(Stored items)
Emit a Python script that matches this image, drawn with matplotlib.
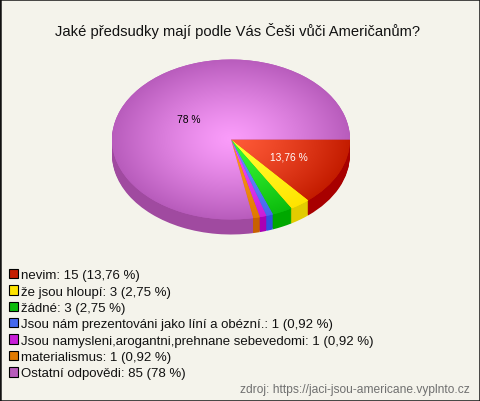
import numpy as np
import matplotlib
matplotlib.use("Agg")
import matplotlib.pyplot as plt
from matplotlib.colors import to_rgb
from matplotlib.patches import Patch, Rectangle

title = "Jaké předsudky mají podle Vás Češi vůči Američanům?"
source = "zdroj: https://jaci-jsou-americane.vyplnto.cz"
categories = ["nevim", "že jsou hloupí", "žádné", "Jsou nám prezentováni jako líní a obézní.",
              "Jsou namysleni,arogantni,prehnane sebevedomi", "materialismus", "Ostatní odpovědi"]
counts = [15, 3, 3, 1, 1, 1, 85]
percents = ["13,76", "2,75", "2,75", "0,92", "0,92", "0,92", "78"]

edge_colors = ["#c41c00", "#ffe400", "#0cbc0c", "#4468ee", "#c81ed8", "#e07a00", "#b85cbc"]
centre_colors = ["#ff5a38", "#ffff30", "#38f838", "#6a90ff", "#f050ff", "#ff9a20", "#fa9cfa"]
side_colors = ["#a80000", "#e2cc00", "#00a800", "#3050e0", "#aa00b4", "#c86000", "#a04aa0"]

plt.rcParams["font.family"] = ["Liberation Sans", "DejaVu Sans"]
W, H = 480, 402
BG = "#f4f3eb"
fig = plt.figure(figsize=(W / 100, H / 100), dpi=100, facecolor=BG)

# pie axes: pixel box of the ellipse and its rim
cx, cy, rx, ry, depth = 231, 140.5, 119, 80, 15
left, right, top, bottom = cx - rx - 2, cx + rx + 2, cy - ry - 2, cy + ry + depth + 2
ax = fig.add_axes([left / W, 1 - bottom / H, (right - left) / W, (bottom - top) / H])
ax.axis("off")

# rim: the same pie stacked downwards
for d in np.arange(depth, 0, -1.0):
    ax.pie(counts, startangle=0, counterclock=False, colors=side_colors, center=(0, -d / ry),
           wedgeprops={"linewidth": 0.3})

wedges, _ = ax.pie(counts, startangle=0, counterclock=False, colors=edge_colors, center=(0, 0))

# radial gradient on each top wedge
n = 400
xx, yy = np.meshgrid(np.linspace(-1.02, 1.02, n), np.linspace(-1.02, 1.02, n))
rr = np.clip(np.hypot(xx, yy), 0, 1)[..., None] ** 1.25
for wedge, c0, c1 in zip(wedges, centre_colors, edge_colors):
    img = np.array(to_rgb(c0)) * (1 - rr) + np.array(to_rgb(c1)) * rr
    im = ax.imshow(img, extent=(-1.02, 1.02, -1.02, 1.02), origin="lower", aspect="auto",
                   interpolation="bilinear", zorder=3)
    im.set_clip_path(wedge)

ax.set_aspect("auto")
ax.set_xlim(-(cx - left) / rx, (right - cx) / rx)
ax.set_ylim(-(bottom - cy) / ry, (cy - top) / ry)

# percentage labels on the two largest slices
ax.text((289 - cx) / rx, (cy - 158) / ry, f"{percents[0]} %", color="white",
        fontsize=7.4, ha="center", va="center", zorder=5)
ax.text((189 - cx) / rx, (cy - 120) / ry, f"{percents[6]} %", color="black",
        fontsize=7.4, ha="center", va="center", zorder=5)

fig.text(237.5 / W, 1 - 31 / H, title, ha="center", va="center", fontsize=10.6, color="#111111")
fig.text(470 / W, 1 - 390 / H, source, ha="right", va="center", fontsize=8.65, color="#707070")

handles = [Patch(facecolor=c, edgecolor="black", linewidth=0.8) for c in edge_colors]
labels = [f"{c}: {v} ({p} %)" for c, v, p in zip(categories, counts, percents)]
fig.legend(handles, labels, loc="upper left", bbox_to_anchor=(9 / W, 1 - 270 / H), frameon=False,
           fontsize=9.55, labelcolor="#111111", handlelength=0.68, handleheight=0.72,
           handletextpad=0.2, labelspacing=0.3, borderpad=0, borderaxespad=0)

# outer frame
fig.add_artist(Rectangle((0, 0), 1, 1, transform=fig.transFigure, fill=False, edgecolor="#111111", linewidth=1.8))
fig.savefig("out.png", dpi=100, facecolor=BG)
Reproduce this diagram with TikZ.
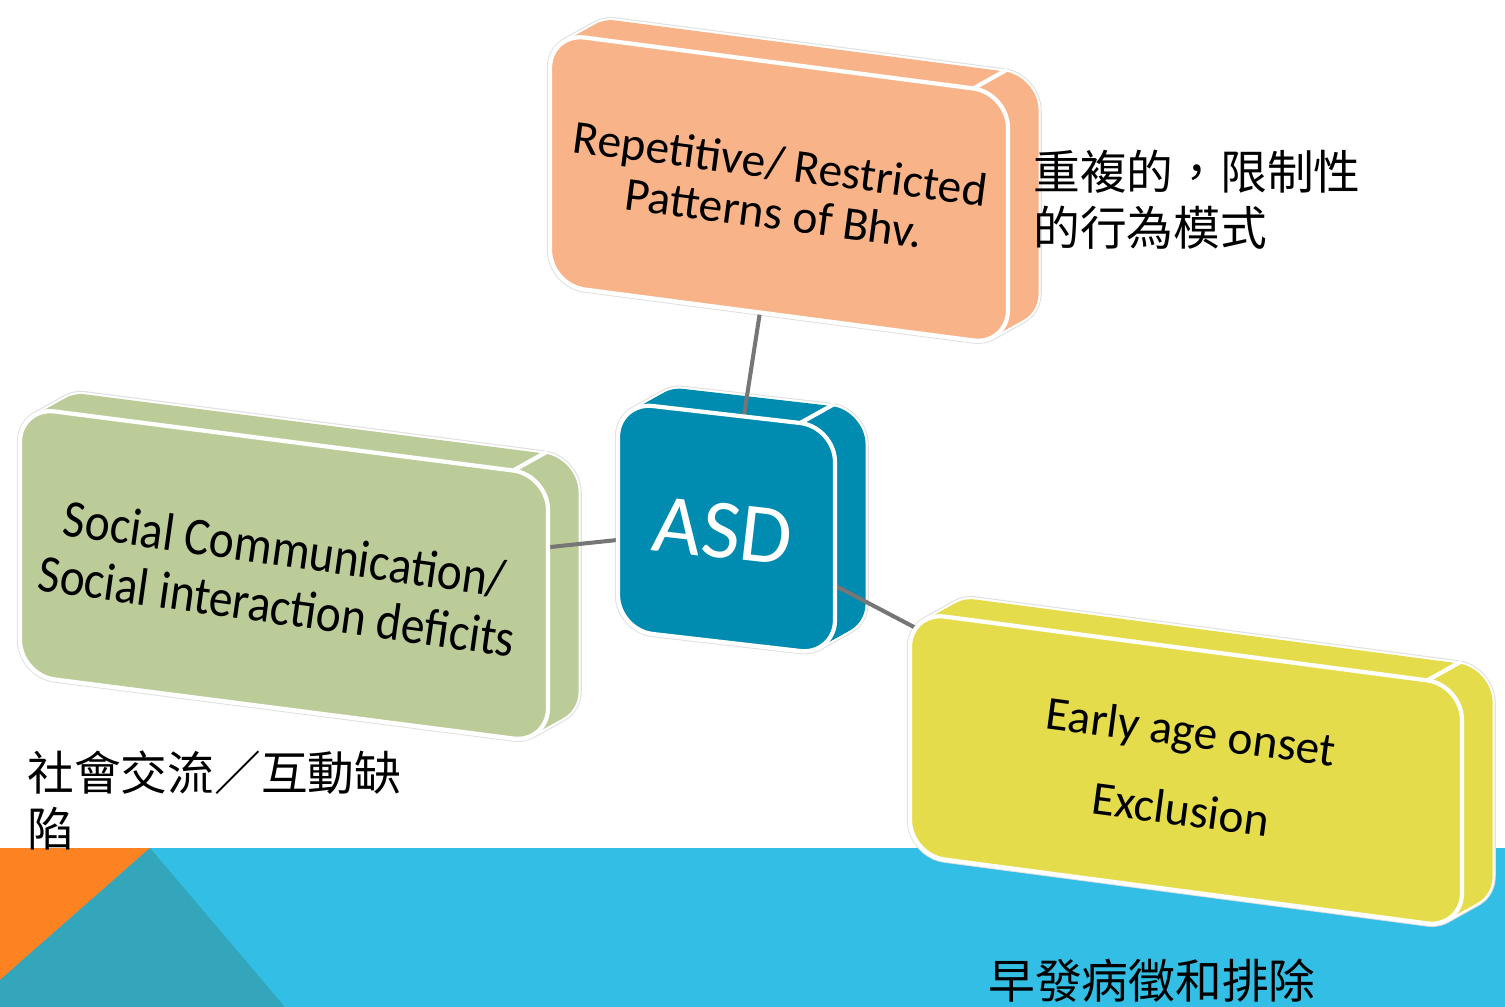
\documentclass[tikz,border=0pt]{standalone}
\usepackage{fontspec}
\newfontfamily\boxfont{Carlito}
\newfontfamily\cjk{Noto Sans CJK TC}
\usetikzlibrary{calc}
\definecolor{bandblue}{HTML}{33BFE5}
\definecolor{bandorange}{HTML}{FC8222}
\definecolor{bandteal}{HTML}{33A6BC}
\definecolor{reppeach}{HTML}{F8B388}
\definecolor{asdblue}{HTML}{008BB0}
\definecolor{socgreen}{HTML}{BCCC99}
\definecolor{onsetyellow}{HTML}{E5DC4C}
\definecolor{linkgray}{HTML}{767676}
\def\mdepthx{34}
\def\mdepthy{-19}
\def\mradius{0.7cm}
% corner #1 pushed back by the fraction #2 of the depth
\newcommand{\slabat}[2]{($(#1)+(#2*\mdepthx,#2*\mdepthy)$)}
\newcommand{\slabface}[2]{($(#1tl)!0.5!(#1bl)+(#2*\mdepthx,#2*\mdepthy)$) -- \slabat{#1tl}{#2} -- \slabat{#1tr}{#2} -- \slabat{#1br}{#2} -- \slabat{#1bl}{#2} -- cycle}
\tikzset{
  slabrim/.style={draw=white, line width=2.4pt, rounded corners=\mradius},
  slabshade/.style={draw=black!12, line width=3.6pt, rounded corners=\mradius},
  slabfill/.style={rounded corners=\mradius},
  link/.style={draw=linkgray, line width=2.3pt},
  slabtext/.style={font=\boxfont\fontsize{27}{28.5}\selectfont, align=center, inner sep=0pt},
  cjklabel/.style={font=\cjk\fontsize{26.6}{31.5}\selectfont, align=left, inner sep=0pt, anchor=base west},
}
\newcommand{\slabback}[2]{%
  \foreach \t in {0,0.1,...,1}
    \draw[slabshade] \slabface{#1}{\t};
  \foreach \t in {0,0.1,...,1}
    \draw[slabrim] \slabface{#1}{\t};
  \foreach \t in {0,0.1,...,1}
    \fill[#2, slabfill] \slabface{#1}{\t};
  \draw[slabrim] ($(#1tr)!\mradius!(#1tl)$) -- ++(\mdepthx,\mdepthy);
}
\newcommand{\slabfront}[2]{\filldraw[slabrim, fill=#2] \slabface{#1}{0};}
\begin{document}
\begin{tikzpicture}[x=0.02cm, y=-0.02cm]
  \useasboundingbox (0,0) rectangle (1505,1007);
  \fill[white] (0,0) rectangle (1505,1007);
  % bottom band
  \fill[bandblue] (0,848) rectangle (1505,1007);
  \fill[bandorange] (0,848) -- (150,848) -- (0,980) -- cycle;
  \fill[bandteal] (150,848) -- (285,1007) -- (0,1007) -- (0,980) -- cycle;

  % corners of the front faces
  \coordinate (reptl) at (550,33);   \coordinate (reptr) at (1008,93);
  \coordinate (repbr) at (1008,345); \coordinate (repbl) at (550,285);
  \coordinate (asdtl) at (618,402);  \coordinate (asdtr) at (835,427);
  \coordinate (asdbr) at (835,655);  \coordinate (asdbl) at (618,630);
  \coordinate (soctl) at (20,407);   \coordinate (soctr) at (548,475);
  \coordinate (socbr) at (548,743);  \coordinate (socbl) at (20,675);
  \coordinate (onsettl) at (910,612);  \coordinate (onsettr) at (1462,685);
  \coordinate (onsetbr) at (1462,928); \coordinate (onsetbl) at (910,855);
  \coordinate (rep) at (779,189);
  \coordinate (asd) at (726.5,528.5);
  \coordinate (soc) at (284,575);
  \coordinate (onset) at (1186,770);

  \slabback{rep}{reppeach}
  \slabback{asd}{asdblue}
  \slabback{soc}{socgreen}
  \slabback{onset}{onsetyellow}

  \draw[link] (rep) -- (asd);
  \draw[link] (soc) -- (asd);
  \draw[link] (asd) -- (onset);

  \slabfront{rep}{reppeach}
  \slabfront{asd}{asdblue}
  \slabfront{soc}{socgreen}
  \slabfront{onset}{onsetyellow}

  \node[slabtext, rotate=-7.5] (reptext) at (777,188) {Repetitive/ Restricted\\Patterns of Bhv.};
  \node[slabtext, rotate=-6.5, text=white, font=\boxfont\fontsize{48}{50}\selectfont] (asdtext) at (723,531) {ASD};
  \node[slabtext, rotate=-8, yscale=1.12, font=\boxfont\fontsize{27}{29.5}\selectfont] (soctext) at (281,577) {Social Communication/\\Social interaction deficits};
  \node[slabtext, rotate=-7.5] (onsettext) at (onset) {Early age onset\\[0.6em]Exclusion};

  \node[cjklabel] (repcn) at (1033,245) {重複的，限制性\\的行為模式};
  \node[cjklabel] (soccn) at (27,846) {社會交流／互動缺\\陷};
  \node[cjklabel] (onsetcn) at (988,998) {早發病徵和排除};
\end{tikzpicture}
\end{document}
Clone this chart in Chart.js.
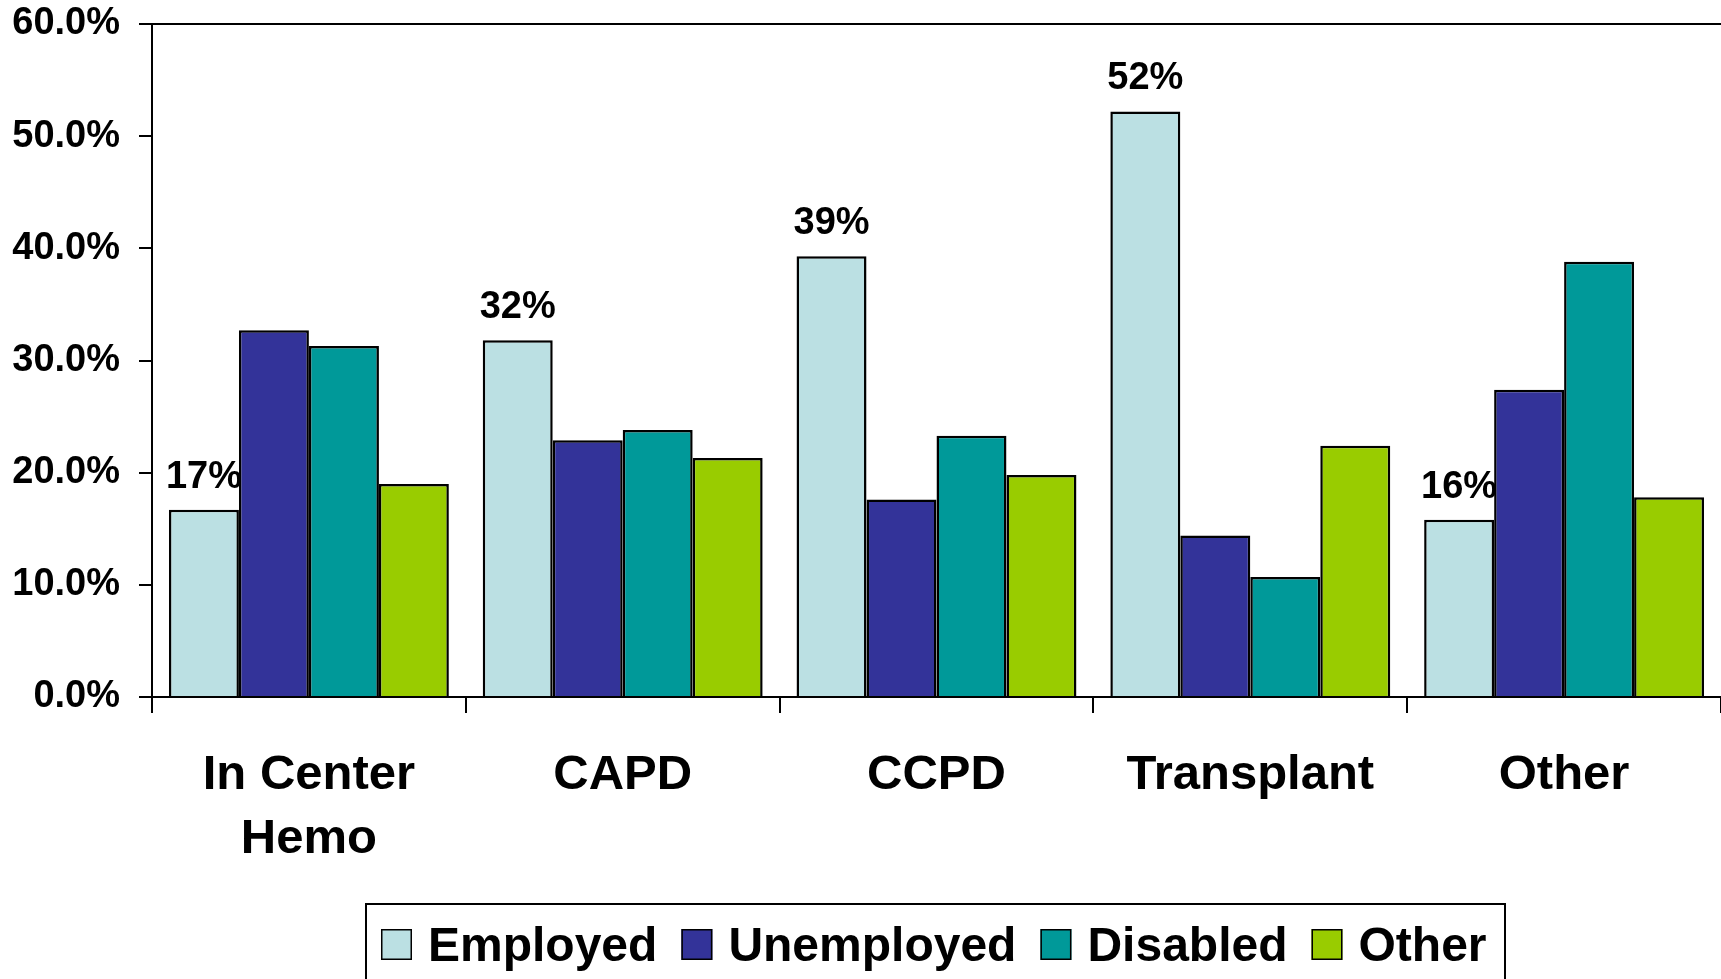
<!DOCTYPE html>
<html>
<head>
<meta charset="utf-8">
<script src="https://cdn.jsdelivr.net/npm/chart.js@4.4.0/dist/chart.umd.min.js"></script>
<style>
  body { margin: 0; background: #fff; overflow: hidden; }
  canvas { display: block; }
</style>
</head>
<body>
<canvas id="myChart" width="1721" height="979"></canvas>
<script>
// categories (x axis), multi-line labels as arrays
var categories = [["In Center", "Hemo"], "CAPD", "CCPD", "Transplant", "Other"];

// series values, in percent
var employed   = [16.7, 31.8, 39.3, 52.2, 15.8];
var unemployed = [32.7, 22.9, 17.6, 14.4, 27.4];
var disabled   = [31.3, 23.8, 23.3, 10.7, 38.8];
var other      = [19.0, 21.3, 19.8, 22.4, 17.8];

var seriesNames = ["Employed", "Unemployed", "Disabled", "Other"];
var seriesColors = ["#BBE0E3", "#333399", "#009999", "#99CC00"];

// y axis ticks
var yMin = 0;
var yMax = 60;
var yStep = 10;

var fontFamily = "'Liberation Sans', Arial, sans-serif";

// puts "17%" etc above the employed bars
var employedLabels = {
    id: 'employedLabels',
    afterDatasetsDraw: function(chart) {
        var ctx = chart.ctx;
        var meta = chart.getDatasetMeta(0);
        ctx.save();
        ctx.font = "bold 38px " + fontFamily;
        ctx.fillStyle = "#000";
        ctx.textAlign = "center";
        ctx.textBaseline = "alphabetic";
        for (var i = 0; i < meta.data.length; i++) {
            var bar = meta.data[i];
            ctx.fillText(Math.round(employed[i]) + "%", bar.x, bar.y - 22);
        }
        ctx.restore();
    }
};

// top border of plot area + boxed legend at the bottom
var frameAndLegend = {
    id: 'frameAndLegend',
    afterDraw: function(chart) {
        var ctx = chart.ctx;
        var area = chart.chartArea;
        ctx.save();
        ctx.strokeStyle = "#000";
        ctx.lineWidth = 2;
        ctx.beginPath();
        ctx.moveTo(area.left - 13, area.top);
        ctx.lineTo(area.right, area.top);
        ctx.stroke();

        // legend
        var boxLeft = 366, boxTop = 904, boxRight = 1505;
        ctx.lineWidth = 2;
        ctx.strokeRect(boxLeft, boxTop, boxRight - boxLeft, 100);

        ctx.font = "bold 48px " + fontFamily;
        ctx.textBaseline = "alphabetic";
        ctx.textAlign = "left";
        var x = 381;
        for (var i = 0; i < seriesNames.length; i++) {
            ctx.fillStyle = seriesColors[i];
            ctx.fillRect(x, 929, 31, 31);
            ctx.lineWidth = 1.5;
            ctx.strokeStyle = "#000";
            ctx.strokeRect(x + 0.75, 929.75, 29.5, 29.5);
            ctx.fillStyle = "#000";
            ctx.fillText(seriesNames[i], x + 47, 961);
            x += 47 + ctx.measureText(seriesNames[i]).width + 24;
        }
        ctx.restore();
    }
};

function makeDataset(i, values) {
    return {
        label: seriesNames[i],
        data: values,
        backgroundColor: seriesColors[i],
        borderColor: "#000",
        borderWidth: 2.5,
        categoryPercentage: 0.892,
        barPercentage: 1.0
    };
}

var ctx = document.getElementById('myChart').getContext('2d');
var myChart = new Chart(ctx, {
    type: 'bar',
    data: {
        labels: categories,
        datasets: [
            makeDataset(0, employed),
            makeDataset(1, unemployed),
            makeDataset(2, disabled),
            makeDataset(3, other)
        ]
    },
    options: {
        responsive: false,
        animation: false,
        layout: { padding: { top: 24, left: 0, right: 0, bottom: 0 } },
        plugins: {
            legend: { display: false },
            tooltip: { enabled: false },
            title: { display: false }
        },
        scales: {
            x: {
                grid: {
                    display: true,
                    drawOnChartArea: false,
                    offset: true,
                    color: "#000",
                    lineWidth: 2,
                    tickLength: 16
                },
                border: { display: true, color: "#000", width: 2 },
                ticks: {
                    color: "#000",
                    font: { family: fontFamily, size: 49, weight: 'bold', lineHeight: 1.3 },
                    maxRotation: 0,
                    autoSkip: false,
                    padding: 31
                },
                afterFit: function(scale) {
                    scale.height = 282;
                    scale.paddingLeft = 0;
                    scale.paddingRight = 0;
                }
            },
            y: {
                min: yMin,
                max: yMax,
                grid: {
                    display: true,
                    drawOnChartArea: false,
                    color: "#000",
                    lineWidth: 2,
                    tickLength: 13
                },
                border: { display: true, color: "#000", width: 2 },
                ticks: {
                    stepSize: yStep,
                    color: "#000",
                    padding: 19,
                    font: { family: fontFamily, size: 38, weight: 'bold' },
                    callback: function(v) { return v.toFixed(1) + "%"; }
                },
                afterFit: function(scale) {
                    scale.width = 152;
                    scale.paddingTop = 0;
                    scale.paddingBottom = 0;
                }
            }
        }
    },
    plugins: [employedLabels, frameAndLegend]
});
</script>
</body>
</html>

• **What the task requires**:
Repeat exactly and only the lines from the start of the data above through the line that holds "from matplotlib.patches import", inclusive. Pictures do not belong in the copy.

• **Result for this task**:
Emit a Python script that matches this image, drawn with matplotlib.
import numpy as np
import matplotlib
matplotlib.use("Agg")
import matplotlib.pyplot as plt
from matplotlib.colors import to_rgb
from matplotlib.patches import Patch, Rectangle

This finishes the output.